По сей день я страдала только от неправоты, была одна права, если и встречались схожие слова (редко) и жесты (чаще), то двигатель всегда был иной. Кроме того, твое не на твоем уровне – не твое совсем, меньше твое, чем обратное. Встречаясь с тобой, я встречаюсь с собой, всеми остриями повернутой против меня же.

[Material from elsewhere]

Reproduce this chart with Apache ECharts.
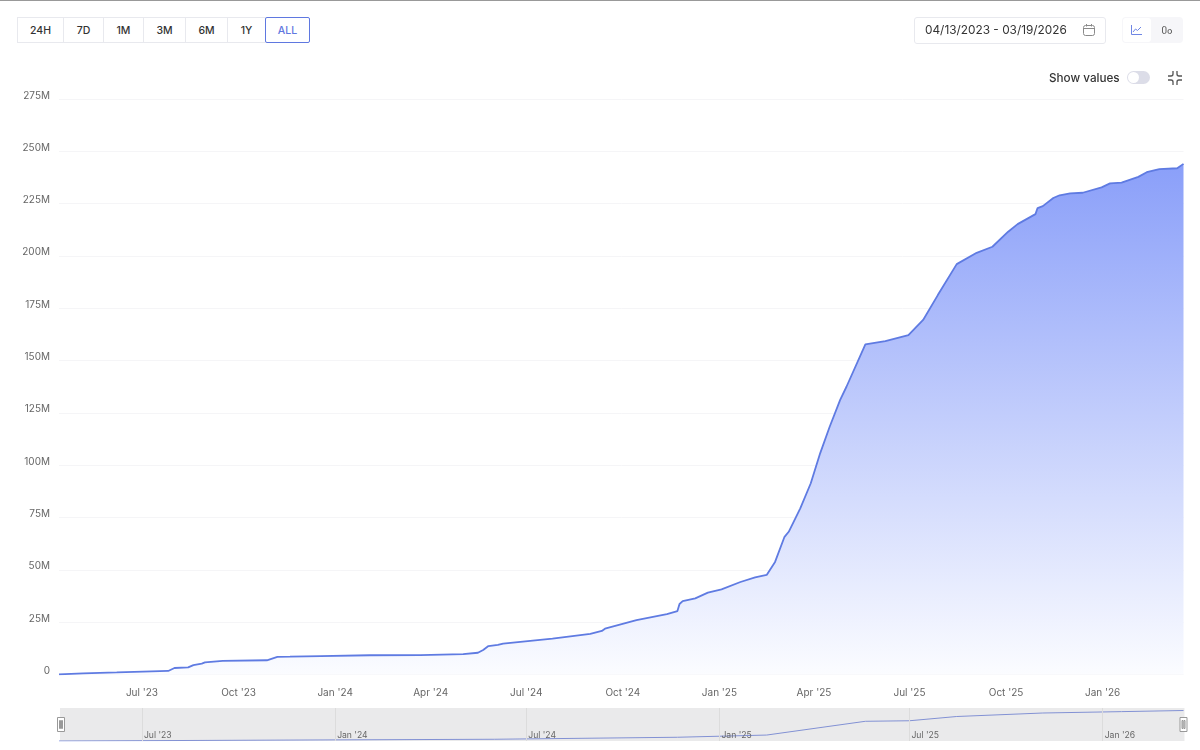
<!DOCTYPE html>
<html lang="en">
<head>
    <meta charset="UTF-8">
    <title>Cumulative chart</title>
    <script src="https://cdn.jsdelivr.net/npm/echarts@6/dist/echarts.min.js"></script>
    <style>
        body { margin: 0; background: #fff; font-family: Inter, sans-serif; color: #333; }
        #page { position: relative; width: 1200px; height: 750px; overflow: hidden; }
        #chart { position: absolute; left: 0; top: 0; width: 1200px; height: 750px; }
        .topline { position: absolute; left: 0; top: 0; width: 1200px; height: 1px; background: #999; }
        .range { position: absolute; left: 17px; top: 17px; height: 26px; display: flex; font-size: 10.5px; font-weight: 500; }
        .range div { box-sizing: border-box; height: 26px; line-height: 25px; text-align: center; border: 1px solid #e8e9ee; margin-left: -1px; background: #fff; }
        .range .on { color: #5f78e0; border-color: #5f78e0; border-radius: 2px; position: relative; }
        .dates { position: absolute; left: 914px; top: 17px; width: 192px; height: 27px; box-sizing: border-box; border: 1px solid #e8e9ee; border-radius: 3px; font-size: 11.85px; line-height: 25px; padding-left: 10px; }
        .dates svg { position: absolute; left: 168px; top: 6px; }
        .modes { position: absolute; left: 1122px; top: 17px; width: 61px; height: 26px; background: #f6f6f9; border-radius: 4px; }
        .modes i { position: absolute; left: 1px; top: 1px; width: 28px; height: 24px; background: #fff; border-radius: 3px; }
        .modes svg { position: absolute; }
        .show { position: absolute; left: 1049px; top: 71px; font-size: 11.7px; font-weight: 500; line-height: 15px; }
        .switch { position: absolute; left: 1127px; top: 71px; width: 23px; height: 13px; border-radius: 7px; background: #dcdde8; }
        .switch i { position: absolute; left: 1px; top: 1px; width: 11px; height: 11px; border-radius: 50%; background: #fff; }
        .shrink { position: absolute; left: 1168px; top: 71px; }
    </style>
</head>
<body>
<div id="page">
    <div id="chart"></div>
    <div class="topline"></div>
    <div class="range">
        <div style="width:47px;margin-left:0">24H</div>
        <div style="width:41px">7D</div>
        <div style="width:41px">1M</div>
        <div style="width:43px">3M</div>
        <div style="width:43px">6M</div>
        <div style="width:39px">1Y</div>
        <div class="on" style="width:45px">ALL</div>
    </div>
    <div class="dates">04/13/2023 - 03/19/2026
        <svg width="12" height="12" viewBox="0 0 12 12" fill="none" stroke="#8a8a8a"><rect x=".5" y="1.5" width="11" height="10" rx="2"/><path d="M.5 4.5h11M3.5 0v2.5M8.5 0v2.5"/></svg>
    </div>
    <div class="modes">
        <i></i>
        <svg style="left:9px;top:8px" width="11" height="10" viewBox="0 0 11 10" fill="none" stroke="#6f86e4"><path d="M.5 0v9.5H11M2 7l2.500-3 2 1.500L10 2"/></svg>
        <svg style="left:40px;top:9px" width="10" height="8" viewBox="0 0 10 8" fill="none" stroke="#666"><rect x=".5" y=".5" width="3.500" height="7" rx="1.500"/><rect x="6" y="3.500" width="3.500" height="4" rx="1.500"/></svg>
    </div>
    <div class="show">Show values</div>
    <div class="switch"><i></i></div>
    <svg class="shrink" width="14" height="14" viewBox="0 0 14 14" fill="none" stroke="#555" stroke-width="1.300"><path d="M5 0v3a2 2 0 0 1-2 2H0M9 0v3a2 2 0 0 0 2 2h3M5 14v-3a2 2 0 0 0-2-2H0M9 14v-3a2 2 0 0 1 2-2h3"/></svg>
</div>
<script>
    // cumulative total, millions
    const dates = ['2023-04-13', '2023-05-06', '2023-06-07', '2023-07-02', '2023-07-26', '2023-08-01', '2023-08-14', '2023-08-19', '2023-08-27', '2023-08-30',
        '2023-09-16', '2023-10-28', '2023-11-07', '2023-11-19', '2023-12-18', '2024-02-03', '2024-03-22', '2024-05-02', '2024-05-16', '2024-05-21',
        '2024-05-26', '2024-06-04', '2024-06-09', '2024-07-26', '2024-08-31', '2024-09-11', '2024-09-14', '2024-10-14', '2024-11-12', '2024-11-22',
        '2024-11-24', '2024-11-27', '2024-12-09', '2024-12-21', '2025-01-03', '2025-01-21', '2025-02-04', '2025-02-15', '2025-02-23', '2025-03-04',
        '2025-03-08', '2025-03-19', '2025-03-29', '2025-04-07', '2025-04-16', '2025-04-26', '2025-05-02', '2025-05-20', '2025-06-08', '2025-06-30',
        '2025-07-14', '2025-07-28', '2025-08-15', '2025-09-03', '2025-09-18', '2025-10-03', '2025-10-12', '2025-10-29', '2025-10-31', '2025-11-05',
        '2025-11-15', '2025-11-21', '2025-12-01', '2025-12-13', '2025-12-31', '2026-01-08', '2026-01-19', '2026-02-04', '2026-02-12', '2026-02-24',
        '2026-03-13', '2026-03-19'];
    const values = [0.1, 0.5, 1.0, 1.4, 1.7, 3.1, 3.4, 4.5, 5.2, 5.8,
        6.5, 6.8, 8.4, 8.5, 8.8, 9.2, 9.3, 9.7, 10.4, 11.7,
        13.6, 14.2, 14.8, 17.1, 19.4, 20.8, 21.9, 26.0, 28.8, 30.3,
        33.7, 35.1, 36.4, 39.1, 40.7, 44.2, 46.4, 47.6, 53.8, 65.8,
        68.2, 79.4, 91.4, 105.8, 118.4, 131.2, 137.5, 157.7, 159.3, 162.2,
        169.4, 181.3, 196.1, 201.5, 204.4, 211.6, 215.2, 220.0, 222.9, 223.8,
        227.7, 229.0, 229.9, 230.2, 232.8, 234.7, 235.0, 237.8, 240.0, 241.5,
        241.9, 244.0];

    // the coarser line inside the slider
    const overviewDates = ['2023-04-13', '2024-01-01', '2024-06-01', '2024-11-22', '2025-02-15', '2025-05-20', '2025-07-01', '2025-08-15', '2025-11-05', '2026-01-19', '2026-03-19'];
    const overviewValues = [0, 9, 14, 30, 47.6, 157.7, 162, 196, 224, 235, 244];

    const tickDates = ['2023-07-01', '2023-10-01', '2024-01-01', '2024-04-01', '2024-07-01', '2024-10-01', '2025-01-01', '2025-04-01', '2025-07-01', '2025-10-01', '2026-01-01'];
    const tickLabels = ["Jul '23", "Oct '23", "Jan '24", "Apr '24", "Jul '24", "Oct '24", "Jan '25", "Apr '25", "Jul '25", "Oct '25", "Jan '26"];
    const sliderDates = ['2023-07-01', '2024-01-01', '2024-07-01', '2025-01-01', '2025-07-01', '2026-01-01'];

    const toTime = d => +echarts.time.parse(d);
    const labelOf = {};
    tickDates.forEach((d, i) => { labelOf[toTime(d)] = tickLabels[i]; });
    const tickValues = tickDates.map(toTime);
    const sliderValues = sliderDates.map(toTime);

    const myChart = echarts.init(document.getElementById('chart'));
    const font = 'Inter, sans-serif';

    // time axis breaks on customValues, so the x axes are plain value axes holding timestamps
    myChart.setOption({
        animation: false,
        textStyle: { fontFamily: font },
        grid: [
            { left: 59, right: 16.5, top: 99, height: 575.5 },
            { left: 59, right: 16.5, top: 708, height: 33 }
        ],
        xAxis: [
            {
                type: 'value',
                gridIndex: 0,
                min: toTime(dates[0]),
                max: toTime(dates[dates.length - 1]),
                axisLine: { show: false },
                axisTick: { show: false, customValues: tickValues },
                splitLine: { show: false },
                axisLabel: {
                    customValues: tickValues,
                    formatter: v => labelOf[v] || '',
                    color: '#666',
                    fontSize: 10,
                    margin: 13
                }
            },
            {
                type: 'value',
                gridIndex: 1,
                min: toTime(dates[0]),
                max: toTime(dates[dates.length - 1]),
                axisLine: { show: false },
                axisTick: { show: true, inside: true, length: 33, lineStyle: { color: '#dcdcdc' }, customValues: sliderValues },
                splitLine: { show: false },
                axisLabel: {
                    inside: true,
                    customValues: sliderValues,
                    formatter: v => labelOf[v] || '',
                    color: '#666',
                    fontSize: 8.6,
                    align: 'left',
                    padding: [0, 0, 0, 2],
                    margin: 1
                },
                z: 5
            }
        ],
        yAxis: [
            {
                type: 'value',
                gridIndex: 0,
                min: 0,
                max: 275,
                interval: 25,
                axisLine: { show: false },
                axisTick: { show: false },
                splitLine: { lineStyle: { color: '#f5f5f7', width: 1 } },
                axisLabel: {
                    formatter: v => (v === 0 ? '0' : v + 'M'),
                    color: '#666',
                    fontSize: 10,
                    margin: 9,
                    // labels sit a little above their grid line
                    verticalAlign: 'bottom',
                    lineHeight: 7
                }
            },
            { type: 'value', gridIndex: 1, min: 0, max: 264, show: false }
        ],
        dataZoom: [{
            type: 'slider',
            xAxisIndex: 0,
            start: 0,
            end: 100,
            left: 59,
            right: 16.5,
            top: 708,
            height: 33,
            showDetail: false,
            showDataShadow: false,
            brushSelect: false,
            backgroundColor: 'rgba(0,0,0,0)',
            borderColor: 'rgba(0,0,0,0)',
            fillerColor: 'rgba(150,150,155,0.2)',
            handleIcon: 'path://M0 0H7V14H0Z M2 3V11H3V3Z M4 3V11H5V3Z',
            handleSize: 14,
            handleStyle: { color: '#fff', borderColor: '#999', borderWidth: 1 },
            moveHandleSize: 0
        }],
        series: [
            {
                type: 'line',
                xAxisIndex: 0,
                yAxisIndex: 0,
                data: dates.map((d, i) => [toTime(d), values[i]]),
                showSymbol: false,
                lineStyle: { color: '#5f7be2', width: 1.8 },
                areaStyle: {
                    opacity: 1,
                    color: new echarts.graphic.LinearGradient(0, 0, 0, 1, [
                        { offset: 0, color: '#8a9ff9' },
                        { offset: 1, color: '#fbfcff' }
                    ])
                }
            },
            {
                type: 'line',
                xAxisIndex: 1,
                yAxisIndex: 1,
                data: overviewDates.map((d, i) => [toTime(d), overviewValues[i]]),
                showSymbol: false,
                lineStyle: { color: '#7d90e2', width: 1 }
            }
        ]
    });
</script>
</body>
</html>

Я бы с тобой не могла жить, Борис, в июле месяце в Москве, потому что ты бы на мне срывал —
Я много об этом думала – и до тебя – всю жизнь. Верность как самоборение мне не нужна (я – как трамплин, унизительно). Верность как постоянство страсти мне непонятна, чужда. (Верность, как неверность, – всё разводит!) Одна за нею жизнь мне подошла (может быть, ее и не было, не знаю, я не наблюдательна, тогда подошла неверность, форма ее). Верность от восхищения. Восхищение заливало в человеке всё остальное, он с трудом любил даже меня, до того я его от любви отводила. Не восхищённость – восхи́щенность. Это мне подошло.
Что бы я делала с тобой, Борис, в Москве (везде, в жизни). Да разве единица (какая угодно) может дать сумму? Качество другое. Иное деление атомов. Сущее не может распасться на быть имеющее. Герой не дает площади. Тебе нужна площадь, чтобы еще раз и по-новому дать героя (себя).
Оговорюсь о понимании. Я тебя понимаю издалека, но если я увижу то, чем ты прельщаешься, я зальюсь презрением, как соловей песней. Я взликую от него. Я излечусь от тебя мгновенно. Как излечилась бы от Гёте и Гейне, взглянув на их Kätchen – Gretchen. Улица как множественность, да, но улица, воплощенная в одной, множественность, возомнившая (и ты ее сам уверишь!) себя единицей, улица с двумя руками и двумя ногами —
Пойми меня: ненасытная исконная ненависть Психеи к Еве, от которой во мне нет ничего. А от Психеи – всё. Психею – на Еву! Пойми водопадную высоту моего презрения. (Психею на Психею не меняют.) Душу – на тело. Отпадает и мою и ее . Ты сразу осужден, я не понимаю, я отступаю.